2.2.2.3 Soweit der Betriebsrat mit Schriftsatz vom 20.11.2018 den Antrag gestellt hat, ihm nach § 733 ZPO eine weitere vollstreckbare Ausfertigung zu erteilen, war der Ausgang dieses Verfahrens nicht abzuwarten. Denn die Mängel des Zwangsvollstreckungsverfahrens können bezogen auf die hier zurzeit im Streit stehenden Anträge nicht rückwirkend geheilt werden. Denn auch wenn dem Betriebsrat eine weitere vollstreckbare Ausfertigung erteilt würde, hätte es im Zeitpunkt der Zuwiderhandlung und vor allem aber auch im Zeitpunkt der Einleitung der jeweiligen Zwangsvollstreckungsanträge an den zwingenden Voraussetzungen des Zwangsvollstreckungsverfahrens, nämlich des vollstreckbaren Titels in den Händen des Gläubigers, gefehlt. Da § 890 ZPO auch Strafcharakter zukommt, ist es in einem solchen Fall nicht gerechtfertigt, die Formstrenge des Zwangsvollstreckungsverfahrens durch die Möglichkeit einer rückwirkenden Heilung zu korrigieren (BGH 22.11.2012 - I ZB 18/12).

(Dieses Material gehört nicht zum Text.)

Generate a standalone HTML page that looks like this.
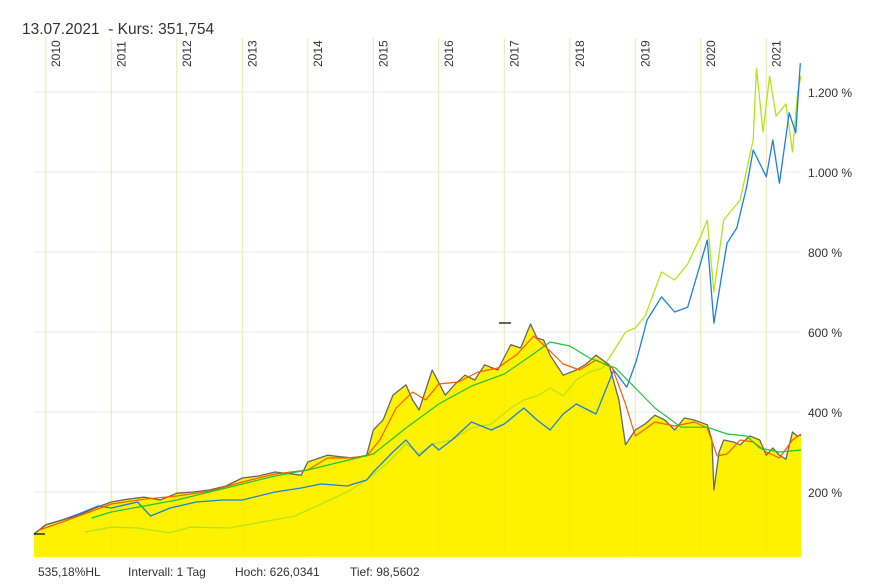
<!DOCTYPE html>
<html><head><meta charset="utf-8"><style>
body{margin:0;background:#fff;font-family:"Liberation Sans",sans-serif;}
#wrap{position:relative;width:878px;height:586px;overflow:hidden}
</style></head><body>
<div id="wrap">
<svg id="chart" width="878" height="586"></svg>
</div>
<script>
const yearTicks=[2010,2011,2012,2013,2014,2015,2016,2017,2018,2019,2020,2021];
const pctTicks=[200,400,600,800,1000,1200];
const pctLabels=["200 %","400 %","600 %","800 %","1.000 %","1.200 %"];
const mainT=[2009.82,2010.0,2010.25,2010.5,2010.75,2011.0,2011.25,2011.5,2011.75,2012.0,2012.25,2012.5,2012.75,2013.0,2013.25,2013.5,2013.75,2013.9,2014.0,2014.3,2014.5,2014.7,2014.9,2015.0,2015.15,2015.3,2015.5,2015.6,2015.7,2015.9,2016.1,2016.25,2016.4,2016.55,2016.7,2016.9,2017.1,2017.25,2017.4,2017.5,2017.6,2017.7,2017.9,2018.1,2018.25,2018.4,2018.6,2018.75,2018.85,2019.0,2019.15,2019.3,2019.45,2019.6,2019.75,2019.9,2020.1,2020.17,2020.2,2020.28,2020.35,2020.5,2020.6,2020.75,2020.9,2021.0,2021.1,2021.2,2021.3,2021.4,2021.47,2021.53];
const mainV=[95,118,130,142,160,175,182,187,180,197,200,205,215,235,240,250,245,242,275,292,288,285,292,355,380,442,468,430,405,505,442,470,492,480,518,505,568,560,620,585,580,542,492,505,520,542,518,430,318,355,370,392,380,355,385,380,368,330,205,300,330,325,318,340,330,292,310,292,282,350,340,342];
const redT=[2009.9,2010.25,2010.5,2010.75,2011.0,2011.5,2012.0,2012.5,2013.0,2013.5,2014.0,2014.3,2014.6,2014.9,2015.1,2015.35,2015.6,2015.8,2016.0,2016.3,2016.6,2016.9,2017.2,2017.45,2017.65,2017.9,2018.15,2018.4,2018.65,2018.85,2019.0,2019.3,2019.6,2019.9,2020.1,2020.25,2020.4,2020.6,2020.8,2021.0,2021.2,2021.4,2021.53];
const redV=[105,125,140,155,170,182,190,202,225,245,255,285,285,290,330,410,450,430,470,475,500,510,545,590,560,520,505,530,510,420,340,375,365,375,360,290,295,330,325,300,285,330,345];
const greenT=[2010.7,2011.0,2011.5,2012.0,2012.5,2013.0,2013.5,2014.0,2014.5,2015.0,2015.5,2016.0,2016.5,2017.0,2017.4,2017.7,2018.0,2018.3,2018.7,2019.0,2019.3,2019.7,2020.1,2020.4,2020.7,2020.9,2021.2,2021.53];
const greenV=[135,150,165,180,200,220,240,255,275,295,360,420,465,495,540,575,565,535,510,460,410,362,362,345,340,310,300,305];
const blueT=[2009.82,2010.0,2010.25,2010.5,2010.8,2011.0,2011.4,2011.6,2011.9,2012.3,2012.7,2013.0,2013.5,2013.9,2014.2,2014.6,2014.9,2015.0,2015.3,2015.5,2015.7,2015.9,2016.0,2016.2,2016.5,2016.8,2017.0,2017.3,2017.5,2017.7,2017.9,2018.1,2018.4,2018.67,2018.87,2019.02,2019.18,2019.4,2019.6,2019.8,2020.1,2020.2,2020.4,2020.55,2020.7,2020.8,2021.0,2021.1,2021.2,2021.35,2021.45,2021.52];
const blueV=[95,118,130,145,165,160,175,140,160,175,180,180,200,210,220,215,230,250,300,330,290,320,305,330,375,355,370,410,380,355,395,420,395,505,462,530,630,688,650,662,830,622,822,860,962,1055,988,1080,972,1148,1098,1272];
const limeT=[2010.6,2011.0,2011.4,2011.9,2012.2,2012.8,2013.3,2013.8,2014.2,2014.6,2014.9,2015.2,2015.5,2015.7,2015.9,2016.2,2016.5,2016.8,2017.1,2017.3,2017.5,2017.7,2017.9,2018.1,2018.3,2018.5,2018.7,2018.85,2019.0,2019.15,2019.4,2019.6,2019.8,2020.0,2020.1,2020.2,2020.35,2020.6,2020.8,2020.85,2020.95,2021.05,2021.15,2021.3,2021.4,2021.48,2021.53];
const limeV=[100,112,110,98,112,110,125,140,170,200,230,270,320,295,320,330,360,370,410,430,440,460,440,480,500,510,560,600,610,640,750,730,770,840,880,700,880,930,1080,1260,1100,1240,1140,1170,1050,1200,1240];

const X0=34,X1=801,T0=2009.82,T1=2021.53,Y0=557;
const xs=t=>X0+(t-T0)/(T1-T0)*(X1-X0);
const ys=v=>572-v*0.4;
const svg=document.getElementById('chart');
const NS='http://www.w3.org/2000/svg';
function mk(tag,attrs,parent){const e=document.createElementNS(NS,tag);for(const k in attrs)e.setAttribute(k,attrs[k]);(parent||svg).appendChild(e);return e;}
function pts(T,V){return T.map((t,i)=>xs(t).toFixed(1)+','+ys(V[i]).toFixed(1)).join(' ');}

yearTicks.forEach(y=>{const l=mk('line',{x1:xs(y),x2:xs(y),y1:38,y2:Y0,stroke:'#ebebeb','stroke-width':1});


const tx=mk('text',{x:0,y:0,transform:`translate(${xs(y)+14},67) rotate(-90)`,'font-size':12,fill:'#333'});
tx.textContent=y;

});
pctTicks.forEach((p,i)=>{const l=mk('line',{x1:X0,x2:X1,y1:ys(p),y2:ys(p),stroke:'#ebebeb','stroke-width':1});


const tx=mk('text',{x:808,y:ys(p)+5,'font-size':12,fill:'#333'});
tx.textContent=pctLabels[i];

});

const area=mk('polygon',{points:xs(T0)+','+Y0+' '+pts(mainT,mainV)+' '+xs(T1)+','+Y0,fill:'#fff200'});


yearTicks.forEach(y=>{const l=mk('line',{x1:xs(y),x2:xs(y),y1:38,y2:Y0,stroke:'#eadf00','stroke-width':1,opacity:0.25});

});
function line(T,V,c,w,name){const p=mk('polyline',{points:pts(T,V),fill:'none',stroke:c,'stroke-width':w,'stroke-linejoin':'round'});

}
line(limeT,limeV,'#b5e31a',1.3,'lime-series-line');
line(blueT,blueV,'#1a7fe0',1.3,'blue-series-line');
line(mainT,mainV,'#666',1.3,'price-line');
line(redT,redV,'#ff5a00',1.2,'short-ma-line');
line(greenT,greenV,'#1dc43c',1.2,'long-ma-line');
const hi=mk('line',{x1:499,x2:511,y1:323,y2:323,stroke:'#000','stroke-width':1.2});


const lo=mk('line',{x1:34,x2:45,y1:534,y2:534,stroke:'#000','stroke-width':1.2});



const title=mk('text',{x:22,y:34,'font-size':15.5,fill:'#333',style:'white-space:pre'});
title.textContent='13.07.2021  - Kurs: 351,754';


const foot=[[38,'535,18%HL','footer-performance'],[128,'Intervall: 1 Tag','footer-interval'],[235,'Hoch: 626,0341','footer-high'],[350,'Tief: 98,5602','footer-low']];
foot.forEach(f=>{const t=mk('text',{x:f[0],y:576,'font-size':12,fill:'#333'});
t.textContent=f[1];

});
</script>
</body></html>
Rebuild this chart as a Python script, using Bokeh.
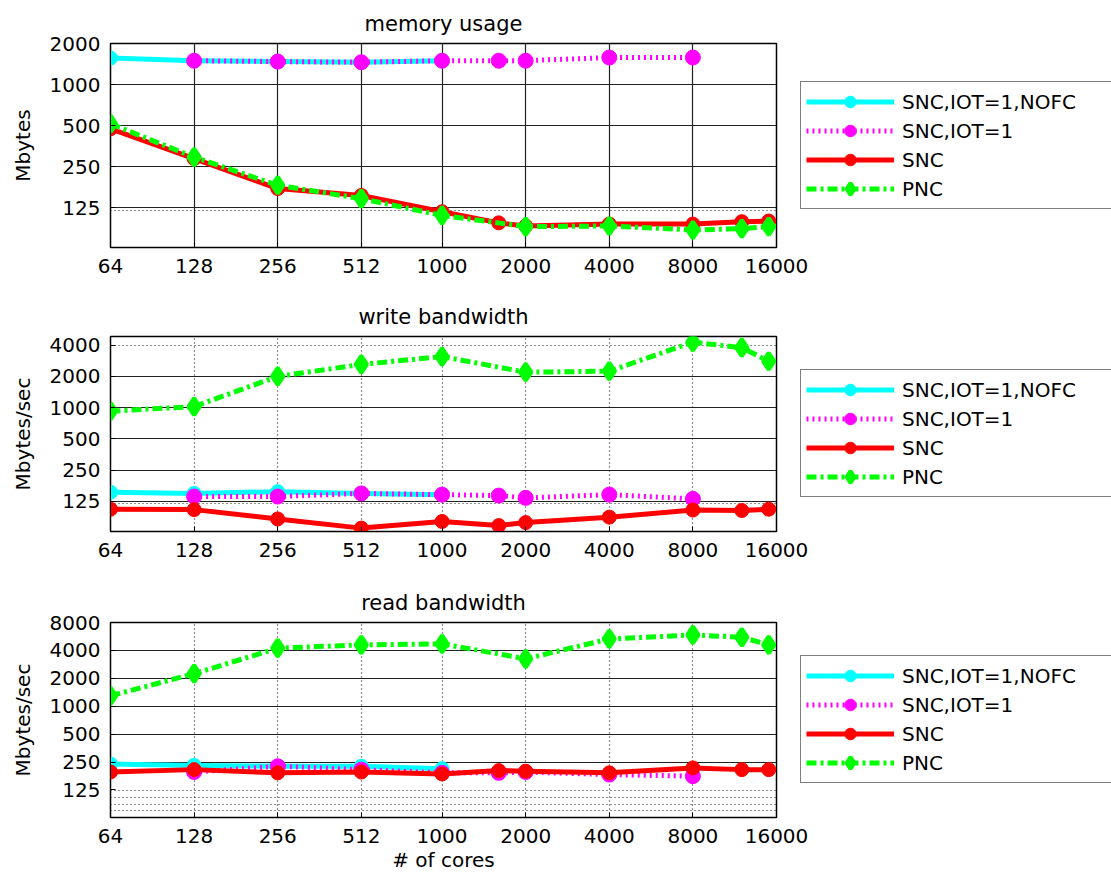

2.3 Aus diesen Gründen konnten die sofortigen Beschwerden des Betriebsrats keinen Erfolg haben. Seine Zwangsvollstreckungsanträge waren zurückzuweisen, ohne dass es auf die vom Arbeitsgericht aufgeworfene Frage ankam, ob die "Warnfunktion" aus den Verpflichtungen aus dem Vergleich vom 14. Juli 1994 nicht mehr bestanden haben. Auch war nicht darüber zu entscheiden, ob dies dann dazu führt, dem Vergleich vor Ablauf von 30 Jahren die Funktion eines vollstreckbaren Titels abzusprechen, obwohl das Arbeitsgericht - worauf der Betriebsrat hingewiesen hat - in dem Verfahren 2 BVGa 4/13 mit Beschluss vom 17.09.2013 vergleichbare Unterlassungsanträge wegen des hiesigen Titels bereits für unzulässig erachtet hat.



3. Die Zulassung der Rechtsbeschwerde kam nicht in Betracht, da die gesetzlichen Voraussetzungen hierfür nicht vorlagen.